◆ **Description of the task**:
From the records below, transcribe only the lines running from the one with "Rebuild this chart" through the one with "Chart.register(...registerables);". Keep both of those end lines.

◆ **Working data**:
********
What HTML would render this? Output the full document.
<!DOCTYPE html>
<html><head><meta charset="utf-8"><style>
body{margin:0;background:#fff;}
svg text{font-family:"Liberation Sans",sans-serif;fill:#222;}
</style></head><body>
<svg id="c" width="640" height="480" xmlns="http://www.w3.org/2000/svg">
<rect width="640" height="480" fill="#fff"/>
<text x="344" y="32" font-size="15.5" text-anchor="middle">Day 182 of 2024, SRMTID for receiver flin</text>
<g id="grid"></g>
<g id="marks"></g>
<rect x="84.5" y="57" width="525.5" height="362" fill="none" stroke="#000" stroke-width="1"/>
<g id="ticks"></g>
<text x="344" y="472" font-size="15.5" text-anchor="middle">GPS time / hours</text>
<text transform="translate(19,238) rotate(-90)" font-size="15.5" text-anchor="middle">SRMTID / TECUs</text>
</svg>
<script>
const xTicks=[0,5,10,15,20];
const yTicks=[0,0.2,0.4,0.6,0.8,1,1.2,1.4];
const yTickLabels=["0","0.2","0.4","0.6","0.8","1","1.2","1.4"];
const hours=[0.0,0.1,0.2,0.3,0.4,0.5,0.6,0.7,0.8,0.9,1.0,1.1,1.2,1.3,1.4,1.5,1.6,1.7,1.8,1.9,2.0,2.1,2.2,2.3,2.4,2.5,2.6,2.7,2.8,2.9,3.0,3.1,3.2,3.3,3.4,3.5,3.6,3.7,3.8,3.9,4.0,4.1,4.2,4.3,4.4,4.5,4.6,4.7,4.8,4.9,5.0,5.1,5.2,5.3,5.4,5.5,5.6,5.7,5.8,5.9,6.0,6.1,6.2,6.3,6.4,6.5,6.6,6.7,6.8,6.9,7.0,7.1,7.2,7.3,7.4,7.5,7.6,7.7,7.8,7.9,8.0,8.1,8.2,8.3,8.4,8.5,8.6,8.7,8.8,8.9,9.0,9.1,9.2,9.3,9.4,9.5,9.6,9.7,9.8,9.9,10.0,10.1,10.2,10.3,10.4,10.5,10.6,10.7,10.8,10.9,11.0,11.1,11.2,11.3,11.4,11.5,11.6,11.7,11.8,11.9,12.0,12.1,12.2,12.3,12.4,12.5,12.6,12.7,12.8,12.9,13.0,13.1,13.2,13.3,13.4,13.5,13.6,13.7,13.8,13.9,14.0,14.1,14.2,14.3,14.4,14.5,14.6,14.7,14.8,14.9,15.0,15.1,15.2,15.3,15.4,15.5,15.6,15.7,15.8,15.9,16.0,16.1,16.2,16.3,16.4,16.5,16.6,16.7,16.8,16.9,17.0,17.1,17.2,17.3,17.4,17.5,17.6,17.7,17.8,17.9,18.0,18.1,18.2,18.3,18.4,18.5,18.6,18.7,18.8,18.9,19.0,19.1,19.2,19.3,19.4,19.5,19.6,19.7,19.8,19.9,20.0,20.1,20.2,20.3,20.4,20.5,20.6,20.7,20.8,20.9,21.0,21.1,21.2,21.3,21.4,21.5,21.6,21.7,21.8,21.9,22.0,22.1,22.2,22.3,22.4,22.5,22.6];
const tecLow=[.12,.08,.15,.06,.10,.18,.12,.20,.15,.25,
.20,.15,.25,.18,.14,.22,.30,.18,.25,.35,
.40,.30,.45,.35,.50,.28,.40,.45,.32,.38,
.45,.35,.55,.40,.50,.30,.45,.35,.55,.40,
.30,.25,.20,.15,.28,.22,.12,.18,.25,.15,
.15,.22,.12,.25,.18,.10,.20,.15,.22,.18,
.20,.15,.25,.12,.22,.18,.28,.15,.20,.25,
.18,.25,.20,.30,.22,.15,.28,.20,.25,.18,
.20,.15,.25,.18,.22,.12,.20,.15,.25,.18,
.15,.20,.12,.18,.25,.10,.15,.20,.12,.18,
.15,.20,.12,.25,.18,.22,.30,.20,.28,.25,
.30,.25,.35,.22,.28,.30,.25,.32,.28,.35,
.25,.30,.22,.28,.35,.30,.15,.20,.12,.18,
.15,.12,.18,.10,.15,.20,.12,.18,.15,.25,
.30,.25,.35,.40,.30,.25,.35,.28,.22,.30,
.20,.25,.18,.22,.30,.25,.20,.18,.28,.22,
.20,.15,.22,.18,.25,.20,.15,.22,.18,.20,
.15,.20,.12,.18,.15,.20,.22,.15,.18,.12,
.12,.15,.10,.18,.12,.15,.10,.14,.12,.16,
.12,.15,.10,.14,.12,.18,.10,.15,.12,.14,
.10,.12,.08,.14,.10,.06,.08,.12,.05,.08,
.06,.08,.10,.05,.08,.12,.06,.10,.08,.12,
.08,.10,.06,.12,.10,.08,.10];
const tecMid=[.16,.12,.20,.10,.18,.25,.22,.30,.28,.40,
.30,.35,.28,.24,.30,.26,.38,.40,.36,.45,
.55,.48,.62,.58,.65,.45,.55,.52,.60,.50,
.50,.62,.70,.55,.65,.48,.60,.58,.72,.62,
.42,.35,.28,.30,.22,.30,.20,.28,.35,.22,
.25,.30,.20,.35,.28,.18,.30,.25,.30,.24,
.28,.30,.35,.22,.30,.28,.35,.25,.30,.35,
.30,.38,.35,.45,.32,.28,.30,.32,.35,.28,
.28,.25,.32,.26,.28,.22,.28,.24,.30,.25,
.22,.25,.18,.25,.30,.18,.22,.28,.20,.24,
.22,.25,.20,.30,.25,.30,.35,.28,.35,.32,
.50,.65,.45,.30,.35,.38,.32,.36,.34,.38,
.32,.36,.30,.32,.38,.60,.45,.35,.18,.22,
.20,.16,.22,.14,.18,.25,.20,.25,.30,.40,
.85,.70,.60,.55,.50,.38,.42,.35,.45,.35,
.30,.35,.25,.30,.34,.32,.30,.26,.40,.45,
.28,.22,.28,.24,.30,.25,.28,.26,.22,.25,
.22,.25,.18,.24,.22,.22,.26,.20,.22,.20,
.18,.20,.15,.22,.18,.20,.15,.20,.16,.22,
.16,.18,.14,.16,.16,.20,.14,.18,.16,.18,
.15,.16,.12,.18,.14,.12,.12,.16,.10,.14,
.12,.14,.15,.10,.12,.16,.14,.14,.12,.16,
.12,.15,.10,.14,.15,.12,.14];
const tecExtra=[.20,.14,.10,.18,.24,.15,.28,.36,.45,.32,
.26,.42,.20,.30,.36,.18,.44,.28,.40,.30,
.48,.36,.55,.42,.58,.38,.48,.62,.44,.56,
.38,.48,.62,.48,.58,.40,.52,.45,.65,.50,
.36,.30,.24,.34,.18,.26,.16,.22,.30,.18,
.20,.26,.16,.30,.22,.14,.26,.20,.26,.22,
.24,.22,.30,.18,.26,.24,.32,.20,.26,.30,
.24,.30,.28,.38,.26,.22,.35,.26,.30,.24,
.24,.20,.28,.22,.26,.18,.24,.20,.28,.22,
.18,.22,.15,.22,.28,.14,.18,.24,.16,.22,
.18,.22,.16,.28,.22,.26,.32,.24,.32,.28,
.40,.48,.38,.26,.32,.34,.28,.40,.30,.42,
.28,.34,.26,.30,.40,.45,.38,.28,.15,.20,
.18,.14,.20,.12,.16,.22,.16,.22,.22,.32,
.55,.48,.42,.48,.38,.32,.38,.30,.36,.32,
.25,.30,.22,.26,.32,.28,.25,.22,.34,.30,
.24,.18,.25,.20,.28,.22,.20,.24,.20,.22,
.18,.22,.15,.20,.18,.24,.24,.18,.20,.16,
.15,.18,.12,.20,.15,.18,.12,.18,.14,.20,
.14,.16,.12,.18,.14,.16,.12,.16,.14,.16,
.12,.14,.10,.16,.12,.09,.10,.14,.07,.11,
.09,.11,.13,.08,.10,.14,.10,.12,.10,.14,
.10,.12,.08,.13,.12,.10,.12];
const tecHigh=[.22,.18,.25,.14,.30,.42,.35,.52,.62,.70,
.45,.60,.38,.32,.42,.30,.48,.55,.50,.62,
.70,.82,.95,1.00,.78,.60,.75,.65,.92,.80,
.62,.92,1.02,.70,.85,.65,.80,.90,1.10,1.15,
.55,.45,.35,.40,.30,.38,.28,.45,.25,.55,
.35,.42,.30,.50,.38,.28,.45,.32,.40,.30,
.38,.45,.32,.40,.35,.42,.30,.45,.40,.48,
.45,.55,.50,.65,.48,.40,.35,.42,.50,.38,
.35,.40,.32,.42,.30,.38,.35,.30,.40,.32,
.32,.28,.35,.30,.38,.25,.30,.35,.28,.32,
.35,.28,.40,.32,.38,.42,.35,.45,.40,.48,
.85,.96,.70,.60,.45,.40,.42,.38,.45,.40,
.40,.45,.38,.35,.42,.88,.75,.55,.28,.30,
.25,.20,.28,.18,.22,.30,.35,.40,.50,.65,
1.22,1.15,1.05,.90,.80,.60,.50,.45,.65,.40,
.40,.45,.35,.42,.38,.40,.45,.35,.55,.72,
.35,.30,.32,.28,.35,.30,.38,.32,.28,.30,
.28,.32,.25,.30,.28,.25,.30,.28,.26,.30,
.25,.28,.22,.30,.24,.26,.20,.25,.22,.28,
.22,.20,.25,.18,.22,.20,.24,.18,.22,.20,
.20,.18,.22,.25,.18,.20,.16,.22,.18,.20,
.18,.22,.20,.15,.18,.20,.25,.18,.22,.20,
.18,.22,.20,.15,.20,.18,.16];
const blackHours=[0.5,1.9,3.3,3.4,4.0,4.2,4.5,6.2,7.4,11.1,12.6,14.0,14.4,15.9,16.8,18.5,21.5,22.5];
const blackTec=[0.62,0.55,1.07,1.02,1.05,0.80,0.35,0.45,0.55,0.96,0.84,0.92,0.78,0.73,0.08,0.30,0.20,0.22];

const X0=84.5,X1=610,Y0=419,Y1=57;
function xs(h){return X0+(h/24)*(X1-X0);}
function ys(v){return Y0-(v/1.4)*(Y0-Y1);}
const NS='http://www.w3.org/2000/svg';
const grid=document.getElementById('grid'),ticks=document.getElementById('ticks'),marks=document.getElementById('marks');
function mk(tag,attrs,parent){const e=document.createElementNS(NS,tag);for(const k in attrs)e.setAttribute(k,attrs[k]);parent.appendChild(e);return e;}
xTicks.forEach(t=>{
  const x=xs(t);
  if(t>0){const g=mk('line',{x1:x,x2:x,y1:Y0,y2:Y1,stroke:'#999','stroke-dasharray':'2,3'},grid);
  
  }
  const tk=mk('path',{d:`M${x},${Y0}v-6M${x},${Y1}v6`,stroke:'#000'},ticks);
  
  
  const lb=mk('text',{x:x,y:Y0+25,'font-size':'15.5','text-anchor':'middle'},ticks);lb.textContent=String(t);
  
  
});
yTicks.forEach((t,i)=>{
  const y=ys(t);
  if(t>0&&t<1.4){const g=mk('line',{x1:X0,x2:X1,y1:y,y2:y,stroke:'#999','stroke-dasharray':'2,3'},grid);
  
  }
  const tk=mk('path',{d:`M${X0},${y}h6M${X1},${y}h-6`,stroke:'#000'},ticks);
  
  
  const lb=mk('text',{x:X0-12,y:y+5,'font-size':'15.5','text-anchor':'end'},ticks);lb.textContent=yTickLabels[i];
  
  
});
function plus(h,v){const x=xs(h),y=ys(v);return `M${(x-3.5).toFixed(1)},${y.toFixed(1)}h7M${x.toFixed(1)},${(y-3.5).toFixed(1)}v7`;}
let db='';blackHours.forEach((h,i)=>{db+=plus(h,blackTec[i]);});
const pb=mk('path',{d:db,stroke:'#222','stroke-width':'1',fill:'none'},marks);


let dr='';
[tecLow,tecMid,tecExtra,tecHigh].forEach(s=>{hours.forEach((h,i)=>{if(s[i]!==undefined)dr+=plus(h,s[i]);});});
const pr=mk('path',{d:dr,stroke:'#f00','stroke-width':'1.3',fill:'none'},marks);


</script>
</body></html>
********
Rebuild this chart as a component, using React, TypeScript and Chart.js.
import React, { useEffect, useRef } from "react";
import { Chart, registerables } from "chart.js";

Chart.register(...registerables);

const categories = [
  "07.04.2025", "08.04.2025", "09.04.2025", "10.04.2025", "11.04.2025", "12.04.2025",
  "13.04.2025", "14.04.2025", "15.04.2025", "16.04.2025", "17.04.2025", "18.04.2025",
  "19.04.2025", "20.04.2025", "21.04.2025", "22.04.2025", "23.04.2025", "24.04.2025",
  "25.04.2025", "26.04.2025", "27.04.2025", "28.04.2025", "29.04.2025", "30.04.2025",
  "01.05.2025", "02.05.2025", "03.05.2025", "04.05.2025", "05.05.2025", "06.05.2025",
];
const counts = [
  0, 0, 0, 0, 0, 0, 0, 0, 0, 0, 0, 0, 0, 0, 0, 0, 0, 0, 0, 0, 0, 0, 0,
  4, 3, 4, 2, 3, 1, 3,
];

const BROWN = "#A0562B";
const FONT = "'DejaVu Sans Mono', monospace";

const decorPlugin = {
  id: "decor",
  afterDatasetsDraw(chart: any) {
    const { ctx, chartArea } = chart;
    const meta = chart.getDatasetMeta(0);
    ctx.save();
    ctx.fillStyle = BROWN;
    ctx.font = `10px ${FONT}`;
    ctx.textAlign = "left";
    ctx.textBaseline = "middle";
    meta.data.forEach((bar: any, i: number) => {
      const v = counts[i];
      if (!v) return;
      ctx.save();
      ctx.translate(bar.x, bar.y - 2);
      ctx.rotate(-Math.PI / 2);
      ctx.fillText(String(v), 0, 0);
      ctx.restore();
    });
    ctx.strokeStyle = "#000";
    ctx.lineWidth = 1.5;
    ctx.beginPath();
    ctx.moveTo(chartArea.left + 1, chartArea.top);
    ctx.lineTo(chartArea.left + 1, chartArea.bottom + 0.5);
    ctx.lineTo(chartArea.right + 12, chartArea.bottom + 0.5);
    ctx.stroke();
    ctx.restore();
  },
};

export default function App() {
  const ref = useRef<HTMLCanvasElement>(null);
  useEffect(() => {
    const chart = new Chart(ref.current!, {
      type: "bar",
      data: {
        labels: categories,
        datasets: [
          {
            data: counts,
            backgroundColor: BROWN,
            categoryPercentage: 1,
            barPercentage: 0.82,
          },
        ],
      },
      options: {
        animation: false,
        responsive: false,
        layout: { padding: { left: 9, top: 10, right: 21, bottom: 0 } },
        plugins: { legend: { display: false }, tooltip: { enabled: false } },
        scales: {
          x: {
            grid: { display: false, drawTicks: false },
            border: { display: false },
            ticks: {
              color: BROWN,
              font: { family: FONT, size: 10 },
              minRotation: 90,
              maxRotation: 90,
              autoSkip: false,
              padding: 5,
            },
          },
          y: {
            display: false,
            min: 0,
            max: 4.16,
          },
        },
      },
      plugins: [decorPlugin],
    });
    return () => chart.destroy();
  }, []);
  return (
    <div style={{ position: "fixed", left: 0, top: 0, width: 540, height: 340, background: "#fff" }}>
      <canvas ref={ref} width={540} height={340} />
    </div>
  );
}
********
◆ **Finished answer**:
Rebuild this chart as a component, using React, TypeScript and Chart.js.
import React, { useEffect, useRef } from "react";
import { Chart, registerables } from "chart.js";

Chart.register(...registerables);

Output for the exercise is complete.